No entanto, a complexidade de Hermes não se encerra em sua nobre função de mensageiro. Ele também é o deus dos ladrões e trapaceiros, um aspecto que, à primeira vista, pode parecer contraditório. Sua história de vida já começa com um ato de astúcia, recém-nascido, ele roubou o gado de Apolo. Esse lado “trapaceiro” não é puramente maligno, ele simboliza a inteligência, a sagacidade e a capacidade de contornar as regras estabelecidas. Hermes personifica a malícia criativa, o gênio que quebra padrões e encontra novos caminhos. Ele é o patrono dos que vivem à margem das convenções, sejam eles comerciantes que buscam o lucro, viajantes que se aventuram por terras desconhecidas ou ladrões que agem na sombra.
A influência de Hermes transcendeu a Grécia Antiga, na Roma, ele foi sincretizado com o deus etrusco e romano Mercúrio, ampliando seus atributos para englobar o comércio, a eloquência e as viagens. Mas é no Egito Antigo que encontramos uma das fusões mais significativas, o surgimento de Hermes Trismegisto, o “Três Vezes Grande”. Esta figura, que une o Hermes grego ao deus egípcio Thoth (divindade da escrita, da magia e da sabedoria), representa um salto do plano mitológico para o esotérico.
Hermes Trismegisto é o patrono do hermetismo, uma tradição filosófica e espiritual que aborda temas como alquimia, astrologia e teurgia. Seus ensinamentos, como os da Tábua de Esmeralda e do Corpus Hermeticum, ressaltam a busca por um conhecimento oculto e a conexão entre o microcosmo e o macrocosmo. A famosa frase “o que está em cima é como o que está embaixo” é um dos pilares dessa filosofia e remete diretamente à capacidade de Hermes de transitar entre os diferentes planos de existência.
Em outras mitologias, encontramos arquétipos que compartilham algumas das funções de Hermes, reforçando sua universalidade. No panteão nórdico, por exemplo, o deus Odin também é um guia das almas, um deus da magia e um mestre das palavras e dos segredos. Embora não sejam idênticos, ambos representam a figura do deus viajante e sábio, que detém o conhecimento e a capacidade de cruzar fronteiras.
A simbologia de Hermes continua a ressoar em nossa sociedade. O caduceu é frequentemente usado como símbolo do comércio e da comunicação, aparecendo em logos de empresas de logística, correios e até em brasões. O próprio nome “Hermes” batiza marcas de luxo, reforçando a ideia de valor, status e excelência.

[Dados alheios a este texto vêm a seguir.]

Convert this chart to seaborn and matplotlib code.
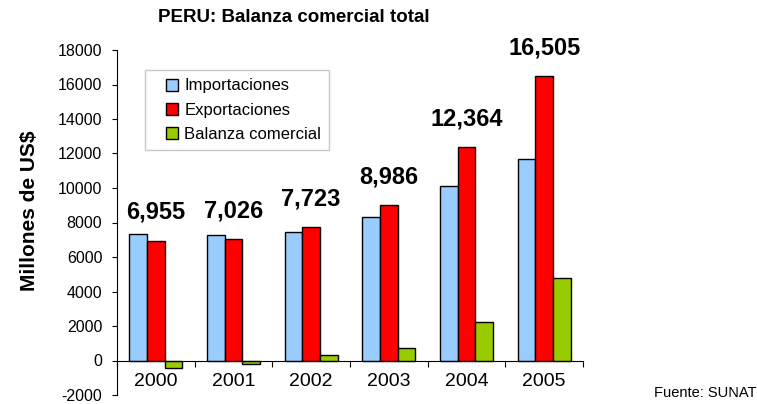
import matplotlib
matplotlib.use("Agg")
import matplotlib.pyplot as plt
from matplotlib.lines import Line2D
import seaborn as sns
import pandas as pd
import numpy as np

years = ["2000", "2001", "2002", "2003", "2004", "2005"]
importaciones = [7330, 7250, 7425, 8290, 10120, 11670]
exportaciones = [6955, 7026, 7723, 8986, 12364, 16505]
balanza = [-420, -175, 295, 740, 2230, 4800]
export_labels = ["6,955", "7,026", "7,723", "8,986", "12,364", "16,505"]
series = ["Importaciones", "Exportaciones", "Balanza comercial"]
colors = ["#99CCFF", "#FF0000", "#99CC00"]
yticks = list(range(-2000, 18001, 2000))

df = pd.DataFrame({
    "year": years * 3,
    "value": importaciones + exportaciones + balanza,
    "serie": [series[0]] * 6 + [series[1]] * 6 + [series[2]] * 6,
})

sns.set_theme(style="white")
plt.rcParams['font.family'] = ['Liberation Sans', 'DejaVu Sans']
plt.rcParams['text.color'] = 'black'
plt.rcParams['axes.labelcolor'] = 'black'
plt.rcParams['xtick.color'] = 'black'
plt.rcParams['ytick.color'] = 'black'

fig = plt.figure(figsize=(7.57, 4.04), dpi=100)
ax = fig.add_axes([117/757, 1 - 395/404, (583-117)/757, (395-50)/404])

sns.barplot(data=df, x="year", y="value", hue="serie", hue_order=series,
            palette=colors, width=0.68, gap=0, edgecolor="black",
            linewidth=1.0, ax=ax, errorbar=None, saturation=1)

ax.set_ylim(-2000, 18000)
ax.set_xlim(-0.5, 5.5)
ax.set_yticks(yticks)
ax.set_yticklabels([str(t) for t in yticks], fontsize=11.5)
ax.tick_params(axis="y", direction="out", length=3.6, width=0.8, color="black", pad=7, left=True)

for s in ["top", "right"]:
    ax.spines[s].set_visible(False)
ax.spines["left"].set_color("black")
ax.spines["left"].set_linewidth(0.8)
ax.spines["bottom"].set_position(("data", 0))
ax.spines["bottom"].set_color("black")
ax.spines["bottom"].set_linewidth(0.8)

ax.set_xticks(range(6))
ax.set_xticklabels(years, fontsize=14)
ax.set_xticks(np.arange(-0.5, 6.0, 1.0), minor=True)
ax.tick_params(axis="x", which="major", length=0, pad=9, bottom=True)
ax.tick_params(axis="x", which="minor", direction="out", length=4.5, width=0.8, color="black", bottom=True)

ax.set_xlabel("")
ax.set_ylabel("Millones de US$", fontsize=15, fontweight="bold")
ax.yaxis.set_label_coords(-0.168, 0.535)

for i, (v, lab) in enumerate(zip(exportaciones, export_labels)):
    ax.annotate(lab, xy=(i, v), xytext=(0, 12), textcoords="offset points",
                ha="center", va="bottom", fontsize=17, fontweight="bold")

handles = [Line2D([], [], marker="s", markersize=8, markerfacecolor=c,
                  markeredgecolor="black", markeredgewidth=1.0, linestyle="none")
           for c in colors]
leg = ax.legend(handles, series, loc="upper left",
                bbox_to_anchor=((145-117)/466, (395-70)/345),
                fontsize=12, frameon=True, fancybox=False, handlelength=2.2,
                handletextpad=-0.35, borderpad=0.5,
                labelspacing=0.55, borderaxespad=0)
leg.get_frame().set_edgecolor("#BBBBBB")
leg.get_frame().set_linewidth(1.0)

fig.text(294/757, 1 - 17/404, "PERU: Balanza comercial total", ha="center", va="center",
         fontsize=13.5, fontweight="bold")
fig.text(705/757, 1 - 393/404, "Fuente: SUNAT", ha="center", va="center", fontsize=10.5)

fig.savefig("out.png", dpi=100)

Contudo, a maior herança de Hermes reside na sua representação de uma força vital, a conexão. Ele é a ponte entre as pessoas, culturas e ideias. Hermes é o símbolo da tradução, da negociação e do intercâmbio, seja ele financeiro ou intelectual. Ele nos lembra que a comunicação, em sua forma mais pura, é a chave para o entendimento mútuo, e que a sabedoria muitas vezes se esconde na fronteira entre o conhecido e o desconhecido, entre o sagrado e o profano. Assim, o deus de mil faces se mantém relevante, guiando-nos pelas complexas estradas da vida moderna com sua astúcia e velocidade.